Le manque de considération des pouvoirs publics pour la qualité de prise en charge des résidents et leur focalisation sur l’efficience des établissements favorisent ainsi la financiarisation des EHPAD, notamment au sein du groupe Orpea. La nature de ces politiques publiques interroge sur la façon dont les autorités publiques pensent et considèrent les personnes âgées dépendantes. Une réponse est peut-être apportée par un rapport du Commissariat Général à la Stratégie et à la Prospective (CGSP), désormais France Stratégie, publié en 2013 et annexé partiellement à la loi ASV (Adaptation de la Société au Vieillissement) : « ce rapport du Commissariat général à la stratégie et à la prospective entend s’interroger sur la valeur économique que peut apporter le vieillissement.

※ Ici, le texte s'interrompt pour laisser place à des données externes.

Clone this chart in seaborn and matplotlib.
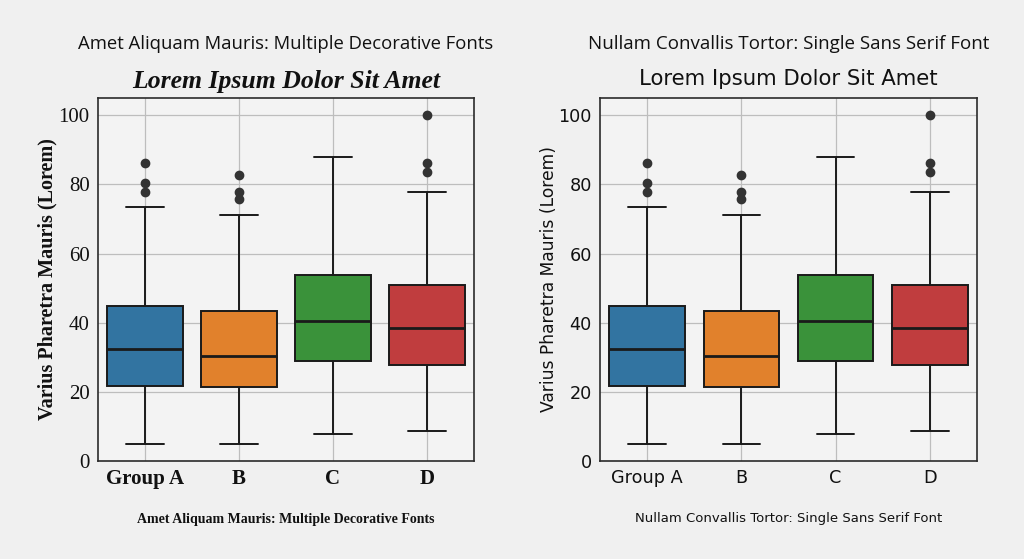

Dans quelle mesure le marché en pleine expansion des seniors peut-il être source de croissance pour l’économie française ? Comment les pouvoirs publics peuvent-ils encourager la réalisation de ce potentiel de croissance ? Peut-on envisager le développement d’une « Silver Économie » servant de levier à des secteurs comme les services ou les technologies avancées ? » [Communiqué de presse du rapport CGSP, 2013, p. 1].
Nos aînés seraient-ils donc considérés par notre élite politique comme un « silver capital » destiné à générer des profits futurs pour l’économie française ?
Cet article est le résumé d'un chapitre de L'état du management 2024, qui dresse le panorama annuel des recherches du laboratoire Dauphine Recherches en Management (DRM).